Because Texas gives statutory authority for a court to create a special needs trust and approve attorney’s fees for such work, estate planners not regularly involved in special needs planning should consider adding language to the documents they draft, at the very minimum, giving trustees and executors the authority to apply for the creation of these trusts. This language could be as simple as including a clause concerning the settlor’s or testator’s intent and/or bolstering the authority of these fiduciaries to confer legal standing on them to petition the courts.

When Fee Authorization is Required and How it Works

However, if the attorney is drafting a SNT directly for a client who wants to qualify on an existing application for SSI, or the client is an SSI recipient facing overpayment liability, then such SNT work falls square within the fee authorization rule.
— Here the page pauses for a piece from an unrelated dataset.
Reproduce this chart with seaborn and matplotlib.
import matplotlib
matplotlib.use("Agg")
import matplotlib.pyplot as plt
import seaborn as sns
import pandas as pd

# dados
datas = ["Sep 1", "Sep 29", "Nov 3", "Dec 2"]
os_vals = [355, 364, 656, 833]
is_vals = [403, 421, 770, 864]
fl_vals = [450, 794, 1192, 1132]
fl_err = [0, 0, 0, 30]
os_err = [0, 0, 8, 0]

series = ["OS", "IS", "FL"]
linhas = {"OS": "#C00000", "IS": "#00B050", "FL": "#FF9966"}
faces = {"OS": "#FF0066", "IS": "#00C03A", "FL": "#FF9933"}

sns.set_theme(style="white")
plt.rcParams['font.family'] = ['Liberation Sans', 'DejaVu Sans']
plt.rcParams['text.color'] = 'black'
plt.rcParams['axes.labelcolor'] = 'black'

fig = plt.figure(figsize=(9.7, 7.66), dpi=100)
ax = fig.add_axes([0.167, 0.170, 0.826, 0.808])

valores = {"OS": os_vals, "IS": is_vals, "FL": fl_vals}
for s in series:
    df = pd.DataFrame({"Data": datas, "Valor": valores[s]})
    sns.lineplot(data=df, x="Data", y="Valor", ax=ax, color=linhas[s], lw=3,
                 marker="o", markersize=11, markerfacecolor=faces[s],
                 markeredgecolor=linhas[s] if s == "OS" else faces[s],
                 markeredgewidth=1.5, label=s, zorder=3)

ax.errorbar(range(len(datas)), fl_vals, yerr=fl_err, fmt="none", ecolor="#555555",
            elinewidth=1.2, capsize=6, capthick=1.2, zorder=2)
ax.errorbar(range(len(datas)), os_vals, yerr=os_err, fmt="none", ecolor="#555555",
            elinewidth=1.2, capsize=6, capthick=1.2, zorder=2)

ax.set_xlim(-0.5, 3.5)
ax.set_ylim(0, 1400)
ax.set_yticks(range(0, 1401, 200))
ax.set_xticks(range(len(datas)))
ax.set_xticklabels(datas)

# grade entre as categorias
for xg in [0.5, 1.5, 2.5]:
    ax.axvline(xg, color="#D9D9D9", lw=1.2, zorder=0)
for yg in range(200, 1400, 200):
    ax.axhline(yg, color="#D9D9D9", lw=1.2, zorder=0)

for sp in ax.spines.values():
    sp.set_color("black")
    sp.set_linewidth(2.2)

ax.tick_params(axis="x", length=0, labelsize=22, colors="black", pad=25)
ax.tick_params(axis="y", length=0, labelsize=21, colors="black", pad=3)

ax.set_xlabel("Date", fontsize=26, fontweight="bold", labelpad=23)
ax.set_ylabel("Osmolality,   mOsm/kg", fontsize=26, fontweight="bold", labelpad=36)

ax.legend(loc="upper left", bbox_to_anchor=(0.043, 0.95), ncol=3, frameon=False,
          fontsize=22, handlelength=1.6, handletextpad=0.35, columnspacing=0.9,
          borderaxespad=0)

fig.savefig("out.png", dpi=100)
Recall that the statute states “represented by an attorney in connection with such claim.” Drafting an SNT for the express purpose of helping a claimant become financially eligible for an existing SSI application or to maintain the claimant’s current SSI eligibility status is representation “in connection with such claim.” This is especially true if the attorney is in communication with Social Security concerning the approval/disapproval of SNT terms as in the case of a formal determination made by a field office or processing center. See HALLEX I-1-2-4, Representative’s Fees Subject to Fee Authorization. SSA requires all representatives and claimants to execute SSA Form 1696 to give the agency permission to communicate with the claimant’s attorney/representative. Part III of Form 1696 requires the representative to disclose the fee arrangement with the claimant and specifically states that SSA must authorize any fee the representative charges. The only exceptions are if a third-party entity or government agency are paying the representative and the claimant has no direct or “indirect” liability for the representative’s fee, or if the representative is waiving his or her right to a fee (pro bono). In sum, estate planners working directly with SSA concerning SNT terms, on behalf of a claimant, and independent of a state court proceeding, should be prepared to segregate their estate planning fees associated with the SNT work and seek fee authorization from SSA for this work.
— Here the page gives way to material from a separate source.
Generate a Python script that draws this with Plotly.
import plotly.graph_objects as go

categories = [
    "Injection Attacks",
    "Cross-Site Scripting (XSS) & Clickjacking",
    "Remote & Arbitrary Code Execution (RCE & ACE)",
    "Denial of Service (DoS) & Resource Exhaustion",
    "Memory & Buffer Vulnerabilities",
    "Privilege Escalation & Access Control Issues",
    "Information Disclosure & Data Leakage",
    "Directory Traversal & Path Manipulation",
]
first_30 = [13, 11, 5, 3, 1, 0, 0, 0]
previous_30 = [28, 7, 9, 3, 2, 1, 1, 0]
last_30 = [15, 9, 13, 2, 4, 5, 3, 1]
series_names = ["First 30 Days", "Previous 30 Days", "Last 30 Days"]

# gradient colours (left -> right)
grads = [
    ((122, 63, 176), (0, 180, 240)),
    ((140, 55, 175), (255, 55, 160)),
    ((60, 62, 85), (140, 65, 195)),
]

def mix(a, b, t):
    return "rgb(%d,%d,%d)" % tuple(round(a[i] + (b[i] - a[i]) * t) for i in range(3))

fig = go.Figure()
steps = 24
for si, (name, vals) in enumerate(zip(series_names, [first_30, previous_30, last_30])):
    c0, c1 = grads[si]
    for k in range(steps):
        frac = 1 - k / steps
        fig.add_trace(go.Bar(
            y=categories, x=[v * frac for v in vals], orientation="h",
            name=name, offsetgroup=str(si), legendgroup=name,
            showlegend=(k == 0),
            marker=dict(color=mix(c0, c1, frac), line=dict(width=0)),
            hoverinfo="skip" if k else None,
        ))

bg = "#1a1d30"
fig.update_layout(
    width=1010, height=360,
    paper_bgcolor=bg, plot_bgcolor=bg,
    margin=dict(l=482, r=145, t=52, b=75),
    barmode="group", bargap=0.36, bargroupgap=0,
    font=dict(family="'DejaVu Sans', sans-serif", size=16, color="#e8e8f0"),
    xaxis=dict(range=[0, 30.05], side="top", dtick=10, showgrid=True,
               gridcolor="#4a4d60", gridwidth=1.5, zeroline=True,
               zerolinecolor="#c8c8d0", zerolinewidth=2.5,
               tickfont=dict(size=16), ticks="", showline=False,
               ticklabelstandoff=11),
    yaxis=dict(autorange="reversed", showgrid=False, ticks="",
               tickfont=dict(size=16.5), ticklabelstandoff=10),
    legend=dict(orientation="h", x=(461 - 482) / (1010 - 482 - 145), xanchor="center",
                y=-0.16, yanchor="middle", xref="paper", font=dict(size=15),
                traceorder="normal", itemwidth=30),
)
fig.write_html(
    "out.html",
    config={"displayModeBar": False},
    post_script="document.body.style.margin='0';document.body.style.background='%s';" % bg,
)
Unfortunately, SSA fee authorization is a “feast or famine” (and by many accounts, mostly famine) way of practice. Under SSA’s fee authorization process, attorneys can collect an estimated fee from the claimant and deposit it to their IOLTA or other client trust/escrow account, but they cannot charge the client and pay themselves a fee until after the work is performed and SSA has actually authorized the fee. HALLEX I-1-2-8. This process can take months and, in some cases, years. Additionally, the SSA fee petition (Form SSA-1560) is a very different kind of fee petition than what most legal practitioners are accustomed to. Although attorneys are required to account for their time and tasks just as they would in a fee petition for a state court proceeding, SSA does not approve an hourly rate. Rather, the attorney submits a total fee to SSA and an agency adjudicator determines whether the fee is reasonable given the time spent and tasks involved. HALLEX I-1-2-57. Fees greater than $10,000 require two levels of review, and this extra review correspondingly increases the amount of time needed to authorize a fee.

It is advisable, however, that estate planners avoid the fee authorization whenever possible, and instead, utilize the other methods for special needs planning discussed above. There is ample statutory support and policy guidance providing for the avoidance of SSA’s fee authorization process in performing SNT work if estate planners are willing to modify their method of practice. Because these policies concerning exemptions to fee authorization have been in place within SSA for many years, a change in these policies is not expected. And if SSA ever decides to revise their longstanding policies, there will be ample opportunity for the estate planning attorney to participate in that policymaking process.